Some of the sawyers cut limbs and counted. Others hauled the 40-foot-plus trees into piles. Three hours into the operation 200 trees were counted.
Five years ago Chris Shubert held an axe and saw with a similar group.
The 38-year-old participated in the 92nd Foresters’ Ball before he quit school and deployed to Iraq.
Shubert, equipped for the Pole Run with a professional-grade 440Stihl with 40-inch saw, enrolled this year in forestry.

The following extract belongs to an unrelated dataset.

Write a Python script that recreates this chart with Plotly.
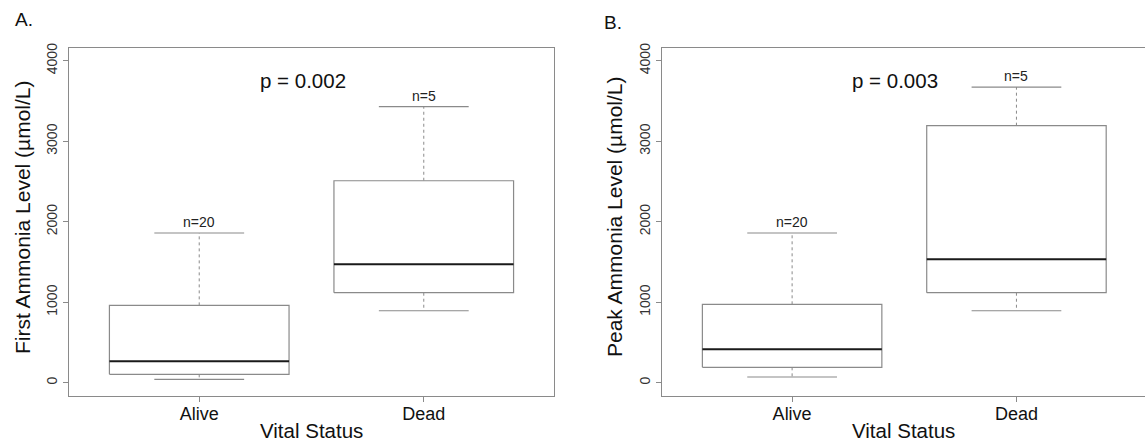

Last year he watched from his Idaho home as the school became entangled in the sexual assault allegations.
He said that while he thinks the ball was perhaps unfairly roped in with the flood of allegations, the University wasn’t out of line in its reaction after the ball.
“If it’s fair for one it’s gotta be fair for all,” he said.
Shubert is a link in the 96-year-old chain of students and alumni who are deeply attached to the Foresters’ Ball.
“This is a long tradition with the University, and as long as the University of Montana is here, it should be part of it,” he said.
Others say the outlandish behavior at last year’s ball came at a bad time for UM.
“I think a lot of that was, (Engstrom) had a lot on his plate,” construction officer Evan Neal said.
This year’s ball will include increased security from more public safety officers. Fewer than 1,200 tickets will be sold for each night, several hundred fewer than last year. The club will need to pay $13,104 more this year than in previous years due to increased security and gym rental fees.
The ball was historically held in the Schreiber Gym before moving to the larger — and much more expensive — Adams Center last year. The costs will eat into the proceeds, which are split into scholarships given to the students who helped put on the event.
Still, the group remains optimistic.
“We’re pretty good with our money. I think we’ll be fine,” Neal said. “There’ll be money, we’ll be all right. As long as people show up.”